In CAR, the rule of law is threadbare, eroded by decades of civil wars, the last of which began nine years ago and is ongoing. With some two-thirds of the country in militia hands as recently as a year ago, the tribunal has had to overcome a litany of obstacles.

Nothing can be taken for granted for the court which is struggling to assert its authority against executive power.

President Faustin Archange Touadera is accused by the UN, EU and France of cosying up to Moscow and the Russian private security company Wagner, and of exploiting his country’s vast mineral wealth in exchange for its protection against rebels.

While the court has been praised by some as a model of justice prime for exportation to other countries blighted by civil war, others doubt its actual effectiveness.

The chief criticism is that it has been slow in opening its first trial of three alleged war criminals.

The court was created in 2015 with the backing of the United Nations and is made up of national and international judges and prosecutors from France, Togo and the Democratic Republic of Congo.

On Tuesday it will hear its first trial for war crimes and crimes against humanity committed in May 2019.

The defendants are members of one of the most powerful armed groups that have terrorised the population for years, the 3R.

They are accused of massacring 46 civilians in villages in the northwest of the country.

The trial, which has not been publicised by the government despite international NGOs and foreign jurists hailing it as “historic”, comes exactly five months after officers from the SCC arrested former rebel chief Hassan Bouba at his ministry in Bangui.

Plagued by challenges 

The Sentry, a US-based NGO that monitors money laundering, said Bouba was directly responsible for an attack on a camp for displaced people in November 2018 that left at least 112 villagers dead, including 19 children.

Days later, he was freed by gendarmes before returning to his ministry, a stone’s throw from the court – and was even decorated by the head of state with the National Order of Merit.

“The SCC is facing obstacles put in place by the authorities, perfectly illustrated by the Hassan Bouba affair,” said Nicolas Tiangaye, a lawyer and spokesman for the opposition Coalition of 2020, which groups almost all the unarmed opposition parties.

Critics say the SCC cannot even count on the support of the 14 000 UN peacekeepers in the country (MINUSCA), despite the fact that the UN is the main donor.

The CSS has an annual budget of $13 million, mainly from the UN, the EU and the US.

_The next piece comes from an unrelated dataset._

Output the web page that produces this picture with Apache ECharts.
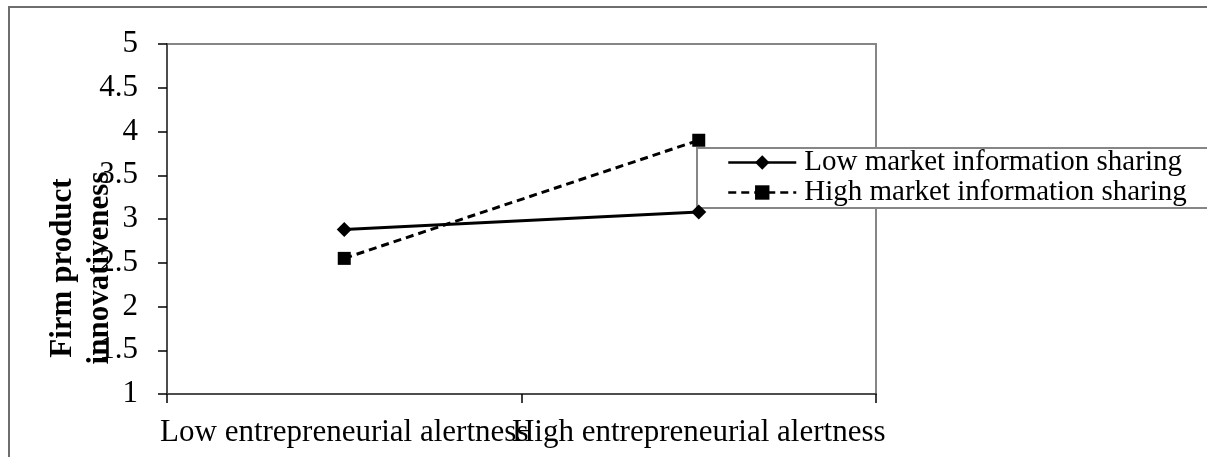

“The judges’ decisions must be applied by other entities. There are at least 25 arrest warrants, but neither MINUSCA nor the CAR authorities execute them even though that is part of their mandate,” said Alice Banens, legal advisor for Amnesty International.

“The real question now is whether our warrants, including those for big fish, will be carried out,” said Michel Landry Louanga, president of the SCC.

The court has also been plagued by logistical challenges that have not helped its standing – the last two foreign judges took up their posts in February and “key positions at the SCC remained vacant and difficult to fill,” Human Rights Watch said in a recent report.

“The situation of the court is special, it is a functioning court while there are still clashes and our detractors forget that,” Louanga said.

“Despite everything, we manage to set up war crimes proceedings and that doesn’t happen anywhere else, there are no comparisons in the world.”